Lecture 4 Flashcards
Value
Objective, monetary value of something. Only applies to options that are certain, not gambles (in which case you use EV)
Expected Value
EV = p(outcome 1)v(outcome 1)+p(outcome 2)v(outcome 2)…
Difference between EV and value is that EV takes into account both the monetary value and probability of something. Useful for seeing the value of a gamble.
Utility
The subjective value of something, measured in utils (an arbitrary measure for comparing subjective value across people). Only used for options that are certain, not gambles (in which case you use expected utility)
Expected utility
Unlike utility, takes into account both subjective value (utils) and likelihood - multiply outcome probabilities by utils. Useful for seeing value of gamble.
Subjective expected utility
Unlike expected utility, takes into account subjective likelihood of each outcome along with subjective value. This happens because people have different ideas of how likely things are in the real world. Often more applicable to decisions other than coin tosses because sometimes the probability of something occurring just isn’t certain. Other times, the probability may be known but we may under or over-weigh it.
Expected Value Theory
Uses EV to predict behavior: people should choose option with highest EV. Problems: how to deal with St. Petersberg Paradox and non-monetary gambles?
St. Petersberg Paradox
Toss coin as many times as needed to score a head.
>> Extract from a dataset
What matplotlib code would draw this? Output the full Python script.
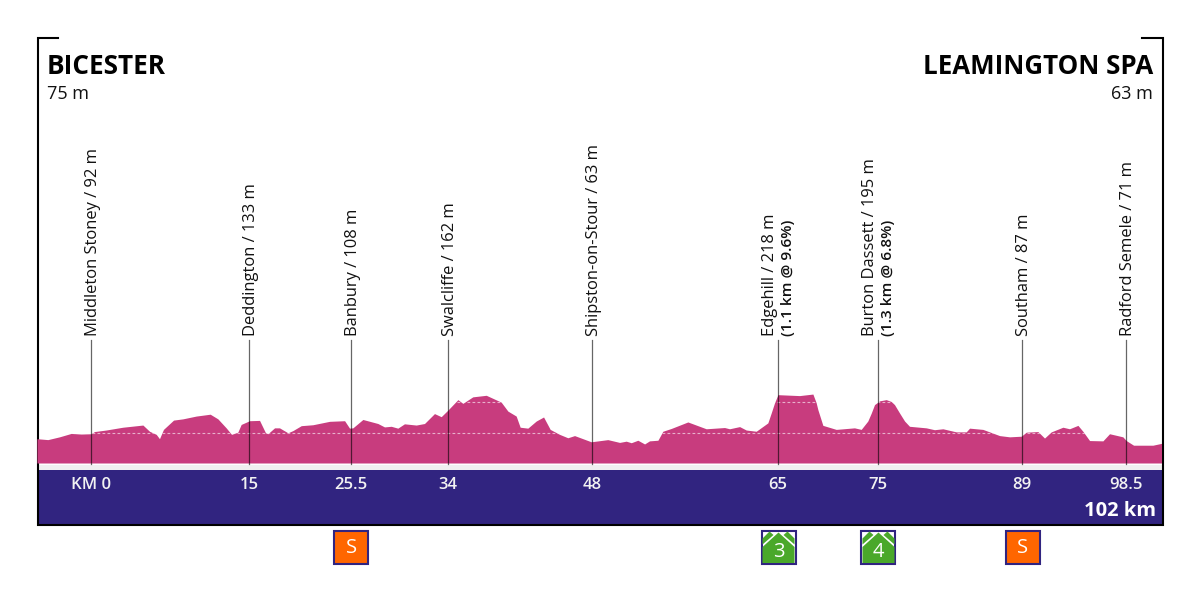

You get 2^n dollars for playing, so if H on toss 1, $2; toss 2, $4; etc. How much should you pay to play? Using EV, the numbers cancel out and you get infinity. But nobody would pay that amount (though normative) to play. Why? Diminishing marginal utility. Does this violate Expected Value Theory though?
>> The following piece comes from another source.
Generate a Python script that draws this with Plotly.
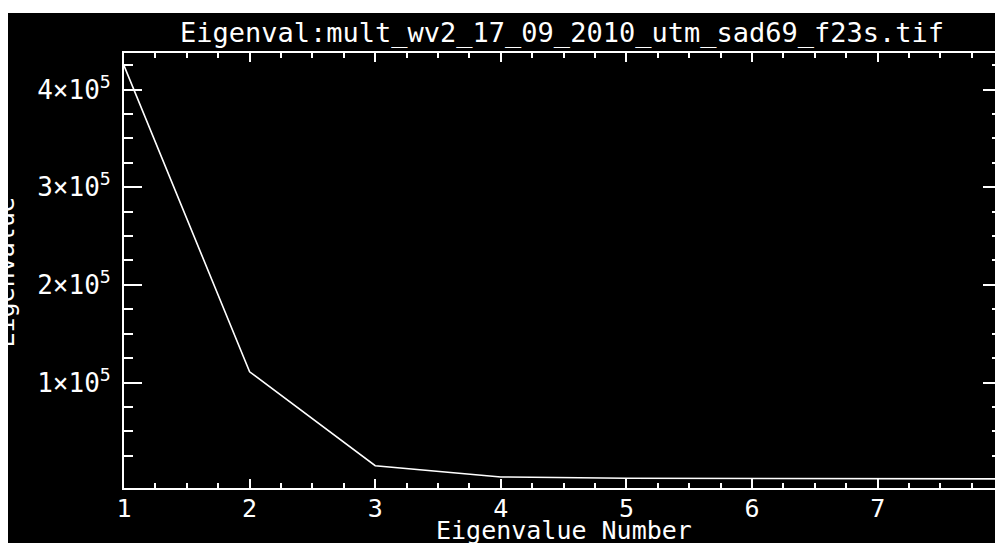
import plotly.graph_objects as go

# ---- data ----
eig_num = [1, 2, 3, 4, 5, 6, 7, 8]
eig_val = [424500, 111000, 14800, 3300, 2000, 1700, 1500, 1300]
x_tickvals = [1, 2, 3, 4, 5, 6, 7]
x_ticktext = ["1", "2", "3", "4", "5", "6", "7"]
x_edge_label = "8"
y_tickvals = [100000, 200000, 300000, 400000]
y_ticktext = ["1×10<sup>5</sup>", "2×10<sup>5</sup>", "3×10<sup>5</sup>", "4×10<sup>5</sup>"]
title_text = "Eigenval:mult_wv2_17_09_2010_utm_sad69_f23s.tif"
x_title = "Eigenvalue Number"
y_title = "Eigenvalue"

# ---- layout geometry (page pixels; page body has an 8px margin) ----
OFF = 8
W, H = 1003 - OFF, 545 - OFF
AX_L, AX_T, AX_B = 124, 53, 488          # page px of left / top / bottom axis lines
L, T = AX_L - OFF, AX_T - OFF
B = H - (AX_B - OFF)
R = 0
PW, PH = W - L - R, H - T - B
px_per_x = 125.9
x_range = [1, 1 + PW / px_per_x]
y_range = [-8000, 437400]
FONT = "DejaVu Sans Mono"

y_minor = [v * 25000 for v in range(1, 18) if v % 4 != 0]
x_minor = [1 + v * 0.25 for v in range(1, 32) if v % 4 != 0]

def pxx(page_x):
    return (page_x - OFF - L) / PW

def pxy(page_y):
    return (H - B - (page_y - OFF)) / PH

fig = go.Figure()
fig.add_trace(go.Scatter(x=eig_num, y=eig_val, mode="lines",
                         line=dict(color="white", width=1.6),
                         showlegend=False, hoverinfo="skip"))

shapes = [
    dict(type="rect", xref="paper", yref="paper", layer="below",
         x0=pxx(7), x1=pxx(1020), y0=pxy(543), y1=pxy(13),
         fillcolor="black", line=dict(width=0)),
]

tick_font = dict(family=FONT, size=25, color="white")

fig.update_layout(
    width=W, height=H,
    margin=dict(l=L, r=R, t=T, b=B, pad=0),
    paper_bgcolor="white",
    plot_bgcolor="black",
    shapes=shapes,
    xaxis=dict(range=x_range, showgrid=False, zeroline=False,
               showline=True, linecolor="white", linewidth=2, mirror="ticks",
               ticks="inside", ticklen=9, tickwidth=1.5, tickcolor="white",
               tickmode="array", tickvals=x_tickvals, ticktext=x_ticktext,
               tickfont=tick_font, ticklabelstandoff=-3,
               minor=dict(tickmode="array", tickvals=x_minor, ticks="inside",
                          ticklen=5, tickwidth=1.5, tickcolor="white")),
    yaxis=dict(range=y_range, showgrid=False, zeroline=False,
               showline=True, linecolor="white", linewidth=2, mirror="ticks",
               ticks="inside", ticklen=18, tickwidth=1.5, tickcolor="white",
               tickmode="array", tickvals=y_tickvals, ticktext=y_ticktext,
               tickfont=dict(family=FONT, size=26, color="white"),
               ticklabelstandoff=6,
               minor=dict(tickmode="array", tickvals=y_minor, ticks="inside",
                          ticklen=9, tickwidth=1.5, tickcolor="white")),
    annotations=[
        dict(text=title_text, xref="paper", yref="paper",
             x=pxx(563), y=1, xanchor="center", yanchor="bottom", yshift=2,
             showarrow=False, font=dict(family=FONT, size=27, color="white")),
        dict(text=x_title, xref="paper", yref="paper",
             x=pxx(565), y=0, xanchor="center", yanchor="top", yshift=-26,
             showarrow=False, font=dict(family=FONT, size=25, color="white")),
        dict(text=x_edge_label, xref="paper", yref="paper",
             x=(8 - x_range[0]) / (x_range[1] - x_range[0]), y=0,
             xanchor="center", yanchor="top", yshift=-1, showarrow=False,
             font=tick_font),
        dict(text=y_title, xref="paper", yref="paper", x=0, y=pxy(272),
             xanchor="right", yanchor="middle", xshift=-(L - 13), textangle=-90,
             showarrow=False, font=dict(family=FONT, size=25, color="white")),
    ],
)

fig.write_html("out.html")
Diminishing marginal utility
Each additional unit of wealth worth less than the one before, so at some point getting richer does not improve your happiness.
Expected Utility Theory
Created to deal with problems of Expected Value Theory. Axioms that underlie rational decision making: connectedness (ordering of alternatives), dominance, transitivity, independence (cancellation principle). If these outcomes are violated, then expected utility is not maximized.
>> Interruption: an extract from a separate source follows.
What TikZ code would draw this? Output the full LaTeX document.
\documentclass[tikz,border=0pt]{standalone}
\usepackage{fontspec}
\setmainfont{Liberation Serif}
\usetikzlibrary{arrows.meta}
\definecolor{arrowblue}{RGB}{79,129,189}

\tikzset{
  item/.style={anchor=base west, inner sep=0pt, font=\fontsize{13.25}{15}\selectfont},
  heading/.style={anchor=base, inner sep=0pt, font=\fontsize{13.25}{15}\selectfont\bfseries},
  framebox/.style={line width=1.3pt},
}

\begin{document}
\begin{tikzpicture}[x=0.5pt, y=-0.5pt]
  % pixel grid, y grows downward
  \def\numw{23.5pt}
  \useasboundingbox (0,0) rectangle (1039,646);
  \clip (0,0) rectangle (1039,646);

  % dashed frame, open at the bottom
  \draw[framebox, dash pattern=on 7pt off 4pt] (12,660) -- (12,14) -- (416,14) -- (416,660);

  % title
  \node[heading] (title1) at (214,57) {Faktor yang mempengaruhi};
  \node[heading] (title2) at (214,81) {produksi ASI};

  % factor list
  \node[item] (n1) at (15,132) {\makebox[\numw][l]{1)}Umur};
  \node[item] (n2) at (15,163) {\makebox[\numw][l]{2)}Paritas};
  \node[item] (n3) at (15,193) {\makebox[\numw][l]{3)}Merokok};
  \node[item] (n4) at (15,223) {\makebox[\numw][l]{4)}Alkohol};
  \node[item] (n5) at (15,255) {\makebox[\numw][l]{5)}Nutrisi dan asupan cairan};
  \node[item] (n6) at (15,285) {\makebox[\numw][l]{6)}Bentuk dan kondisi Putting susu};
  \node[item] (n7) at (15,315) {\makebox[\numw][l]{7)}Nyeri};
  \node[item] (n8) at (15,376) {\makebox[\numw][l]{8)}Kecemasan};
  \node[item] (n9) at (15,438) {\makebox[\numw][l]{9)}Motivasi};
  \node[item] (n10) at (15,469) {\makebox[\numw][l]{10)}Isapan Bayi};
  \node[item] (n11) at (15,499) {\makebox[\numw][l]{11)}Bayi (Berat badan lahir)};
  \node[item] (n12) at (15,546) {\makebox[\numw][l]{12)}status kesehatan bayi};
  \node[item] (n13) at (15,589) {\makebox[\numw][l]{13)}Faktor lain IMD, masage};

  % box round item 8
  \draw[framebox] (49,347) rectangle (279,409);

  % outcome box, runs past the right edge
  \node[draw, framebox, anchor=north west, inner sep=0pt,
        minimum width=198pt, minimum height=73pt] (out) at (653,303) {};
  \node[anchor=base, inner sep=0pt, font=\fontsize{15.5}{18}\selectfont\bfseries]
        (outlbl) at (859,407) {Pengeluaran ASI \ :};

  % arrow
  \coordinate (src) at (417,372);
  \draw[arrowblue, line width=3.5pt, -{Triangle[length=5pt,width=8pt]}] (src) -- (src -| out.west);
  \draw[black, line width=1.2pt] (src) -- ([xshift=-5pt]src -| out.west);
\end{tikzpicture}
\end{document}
Connectedness (ordering of alternatives)
Expected Utility Theory. Given 2 alternatives, rational decision makers should be able to compare and prefer one or be indifferent. Ability to rank alternatives - no refusal to choose.
Dominance
Expected Utility Theory. Rational decision makers should always pick the dominant alternative. Weak dominance: better on at least one dimension, and equal on all other dimensions. Strong dominance: better on all dimensions. Therefore, pick the best choice.
Transitivity
Expected Utility Theory. If you prefer a>b and b>c, then you must prefer a>c
Independence (cancellation or sure-thing principle)
If two alternatives have identical and equally probable outcomes among all probable outcomes, then the utility of those outcomes should cancel out and not figure into ultimate choice.
Violations of connectedness/ordering of alternatives
Sophie’s Choice - a choice you can’t make. Some outcomes where it is uncomfortable or unethical to make a tradeoff.
Violations of transitivity
If there are two considerations or rules underlying ordering of choice, violations of transitivity may occur.